Six years ago, I moved away from traditional oil painting with my daughter's birth, naïvely planning to work with her in the studio. While that never came to fruition, it did mark the beginning of my extensive experimentation with materials. My studio practice transformed overnight from a slow, purposeful medium into a curiosity to try and use anything. Once I did that, everything just started to flood in. For example, I had been experimenting in plaster for 20 years, but as a side project. It just wasn't at the forefront of my studio practice until my daughter was born. These two things happened in tandem for me, which circles back to the Käthe Kollwitz print. Each of those figures is drawn differently and it says something about the figure. I'm dovetailing my own experiences with motherhood within that, because for me, this experimentation with materials and this exploration with all of these styles, they're very linked for me to becoming a parent.

Image of Gherard working in her studio mixing plaster.

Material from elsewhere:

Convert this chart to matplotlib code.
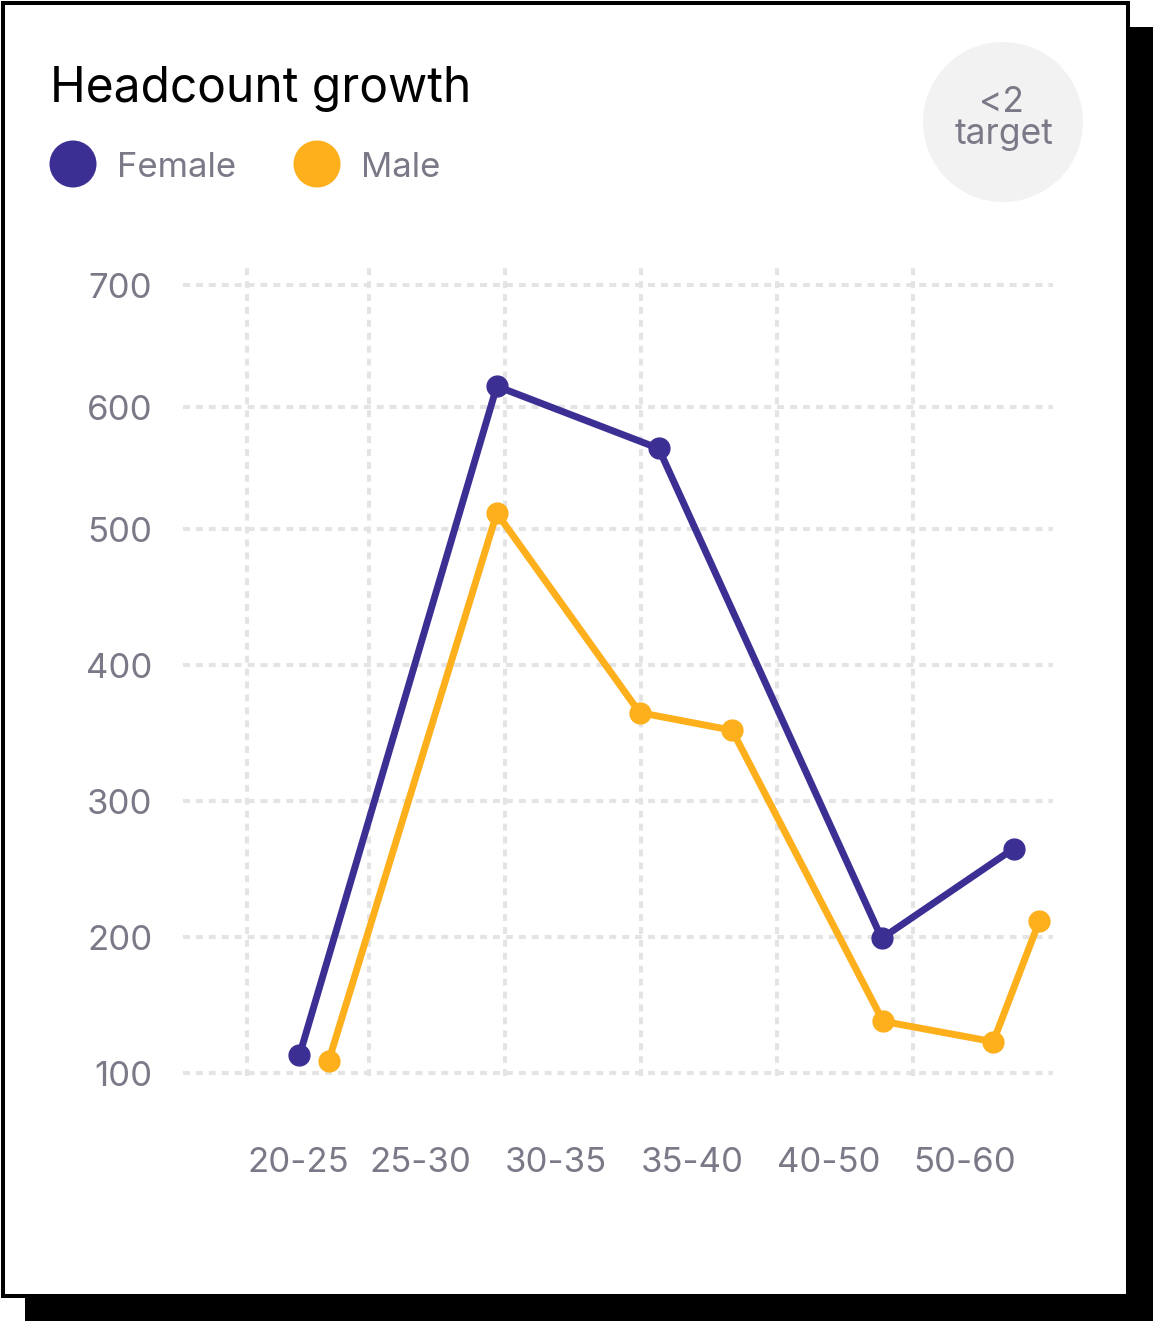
import numpy as np
import matplotlib
matplotlib.use("Agg")
import matplotlib.pyplot as plt
from matplotlib.patches import Rectangle, Circle
from matplotlib.scale import FuncScale

plt.rcParams['font.family'] = ['Inter', 'DejaVu Sans']
plt.rcParams['lines.scale_dashes'] = False

# data
age_groups = ['20-25', '25-30', '30-35', '35-40', '40-50', '50-60']
y_ticks = [100, 200, 300, 400, 500, 600, 700]

# x given in age-group units (0 = start of 20-25 band)
female_x = [0.43, 1.94, 3.13, 4.77, 5.74]
female_y = [113, 617, 566, 199, 265]
male_x = [0.67, 1.94, 2.99, 3.67, 4.78, 5.59, 5.93]
male_y = [109, 513, 365, 352, 138, 123, 212]

PURPLE = '#3c2f94'
AMBER = '#fdb01c'
GREY = '#7b7987'
W, H = 1153, 1321

# the grid in the original is not evenly spaced, so map it piecewise
x_break_px = [247, 369, 505, 641, 777, 913]
y_break_px = [1073, 937, 801, 665, 529, 407, 285]


def piecewise(xp, fp):
    xp = np.asarray(xp, float)
    fp = np.asarray(fp, float)

    def f(v):
        v = np.asarray(v, float)
        out = np.interp(v, xp, fp)
        lo = fp[0] + (v - xp[0]) * (fp[1] - fp[0]) / (xp[1] - xp[0])
        hi = fp[-1] + (v - xp[-1]) * (fp[-1] - fp[-2]) / (xp[-1] - xp[-2])
        return np.where(v < xp[0], lo, np.where(v > xp[-1], hi, out))
    return f


x_fwd = piecewise(range(len(age_groups)), x_break_px)
x_inv = piecewise(x_break_px, range(len(age_groups)))
y_fwd = piecewise(y_ticks, [-p for p in y_break_px])
y_inv = piecewise([-p for p in y_break_px], y_ticks)

fig = plt.figure(figsize=(W / 100, H / 100), dpi=100)

# background layer in pixel units for the card, legend and badge
bg = fig.add_axes([0, 0, 1, 1], zorder=0)
bg.set_xlim(0, W)
bg.set_ylim(H, 0)
bg.axis('off')
bg.add_patch(Rectangle((25, 27), W - 25, H - 27, color='black', lw=0))
bg.add_patch(Rectangle((3, 3), 1125, 1293, facecolor='white',
                       edgecolor='black', lw=2.9))

bg.text(50, 102, 'Headcount growth', fontsize=34.5, color='black',
        va='baseline', ha='left')
for cx, tx, label, col in [(73, 117, 'Female', PURPLE), (317, 361, 'Male', AMBER)]:
    bg.add_patch(Circle((cx, 164), 23.5, color=col, lw=0))
    bg.text(tx, 177, label, fontsize=25, color=GREY, va='baseline', ha='left')

bg.add_patch(Circle((1003, 122), 80, color='#f2f2f2', lw=0))
bg.text(1001, 112, '<2', fontsize=25.5, color=GREY, ha='center', va='baseline')
bg.text(1004, 144, 'target', fontsize=25.5, color=GREY, ha='center', va='baseline')

# chart
ax = fig.add_axes([183 / W, 1 - 1076 / H, (1053 - 183) / W, (1076 - 265) / H],
                  zorder=1)
ax.patch.set_alpha(0)
ax.set_xscale(FuncScale(ax, (x_fwd, x_inv)))
ax.set_yscale(FuncScale(ax, (y_fwd, y_inv)))
ax.set_xlim(float(x_inv(183)), float(x_inv(1053)))
ax.set_ylim(float(y_inv(-1076)), float(y_inv(-265)))

ax.plot(male_x, male_y, color=AMBER, lw=5, marker='o', markersize=15,
        solid_joinstyle='round', zorder=3)
ax.plot(female_x, female_y, color=PURPLE, lw=5, marker='o', markersize=15,
        solid_joinstyle='round', zorder=4)

ax.set_xticks(range(len(age_groups)))
ax.set_xticklabels(age_groups, ha='left')
ax.set_yticks(y_ticks)
ax.set_yticklabels([str(v) for v in y_ticks])
ax.tick_params(length=0, labelsize=25, labelcolor=GREY)
ax.tick_params(axis='x', pad=51)
ax.tick_params(axis='y', pad=22)
ax.grid(True, color='#e4e4e4', lw=2.9, linestyle=(0, (5.0, 4.3)))
for s in ax.spines.values():
    s.set_visible(False)

fig.savefig('out.png', dpi=100)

Photo: Matt Scholz.
Emily Gherard, Precious and Vulnerable, 2020. intaglio, monotype, white stabilo pencil on plaster with cedar, 72 x 132 x 3.5 inches. Photo: Zocal Studios.

In recent years, I've been combining printmaking, plaster, and wood. I create plaster molds made out of printmaking plates. The plates have an image on them. They are inked up and wiped and wet plaster is poured into it. And as the plaster hardens, that image is transferred. In 2020, I had a show of these large plaster pieces that I had been working on for multiple years. At the end of that show, there was still a lot left on the table. The cedar structures that are the support structures within the plaster work started to play a larger role within that series.

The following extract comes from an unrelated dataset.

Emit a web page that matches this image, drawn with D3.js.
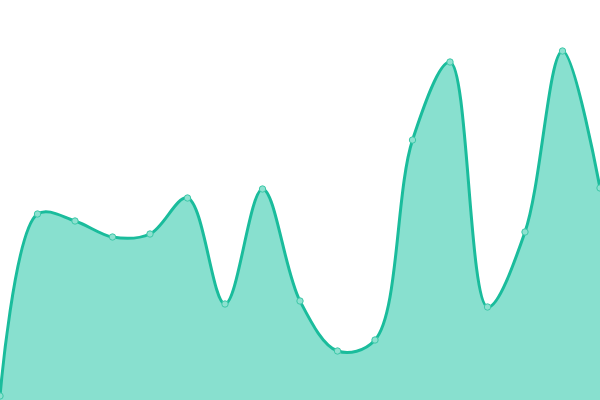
<!DOCTYPE html>
<html><head><meta charset="utf-8">
<script src="https://cdn.jsdelivr.net/npm/d3@7"></script>
<style>html,body{margin:0;padding:0;background:#fff;overflow:hidden}</style>
</head><body>
<svg id="chart" width="600" height="400"></svg>
<script>
const labels = ["1","2","3","4","5","6","7","8","9","10","11","12","13","14","15","16","17"];
const values = [4,186,179,163,166,202,96,211,99,49,60,260,338,93,168,349,212];

const W = 600, H = 400;
const svg = d3.select("#chart");
const x = d3.scalePoint().domain(labels).range([0, W]);
const y = d3.scaleLinear().domain([0, 400]).range([H, 0]);
const curve = d3.curveCatmullRom.alpha(0.5);

const area = d3.area().x((d,i)=>x(labels[i])).y0(H).y1(d=>y(d)).curve(curve);
const line = d3.line().x((d,i)=>x(labels[i])).y(d=>y(d)).curve(curve);

svg.append("path").datum(values).attr("d", area).attr("fill", "#88e0cf");
svg.append("path").datum(values).attr("d", line).attr("fill", "none")
  .attr("stroke", "#1abc9c").attr("stroke-width", 3);
svg.selectAll("circle").data(values).join("circle")
  .attr("cx",(d,i)=>x(labels[i])).attr("cy",d=>y(d)).attr("r",3.2)
  .attr("fill","#8de1d0").attr("stroke","#3cc8a8").attr("stroke-width",1);
</script>
</body></html>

When I embed cedar in plaster, the tannins—the brown stain from the cedar—seeps through and it creates this ghostly drawing. So, you look at the plaster piece and it has its own image on it, but also you can see the structure that's embedded within. That metaphor of seeing the surface and the structure within permeating through became important. So at the end of that show, I was interested in really pushing the cedar more. I had a studio just filled with wood scraps from the plasterwork. I started cutting those pieces of cedar up and making paintings with lots of repetitive, short marks that are blocks of painted wood stapled together. So I've been on this track of building structures out of wood with the idea that I can come back and combine them with the plaster pieces.

Emily Gherard, The Mothers #5, 2021. Cedar, staples, Flash paint, and acrylic, 65 x 42 x 3 inches. Photo: Zocal Studios.

Often my work is described as “monochromatic” or using a “limited palette”. While that probably gives an accurate visual description, color is very important to me. I just use it in a quieter way. I liken my use of color to a conversation. Some people walk into a room and say “hi” to everyone. Some people find one person and spend the night talking to just them. I am that latter person.

I love getting to that place in a piece where I can start having the quieter conversation— where the difference between a warm gray and cool gray matters and feels deliberate. For example, in many of the large plaster pieces, I found that if I drew on the warm plaster right when it came out of the mold with a white Stabilo pencil (a grease pencil), the lines would melt into the plaster and change the sheen of the plaster, creating ghost lines visible as you walked past the piece.

Often at the beginning of a painted piece, I use a bright vibrant palette. A few works stay this way; most become subtler, more neutral as I continue to work on them. I love the moment my eyes adjust to the work, seeing the slight changes in temperature. Then the rest of the world in my typically gray northwest landscape seems technicolored. I always feel like a sponge and I just love that moment. I look at everything around and pull it back into the studio.

Emily Gherard's hands lay thin black horizontal strips bordered by strips of yellow tape on white silk stretched over a frame. Brushes, pencils and other art supplied are to the side on the wooden table. Gherard is a white woman wearing a denim button-up shirt, and photo is cropped at her chest.
Gherard working in the studio on a painting that is painted silk stretched on shaped cedar frame. Photo: Meggan Joy.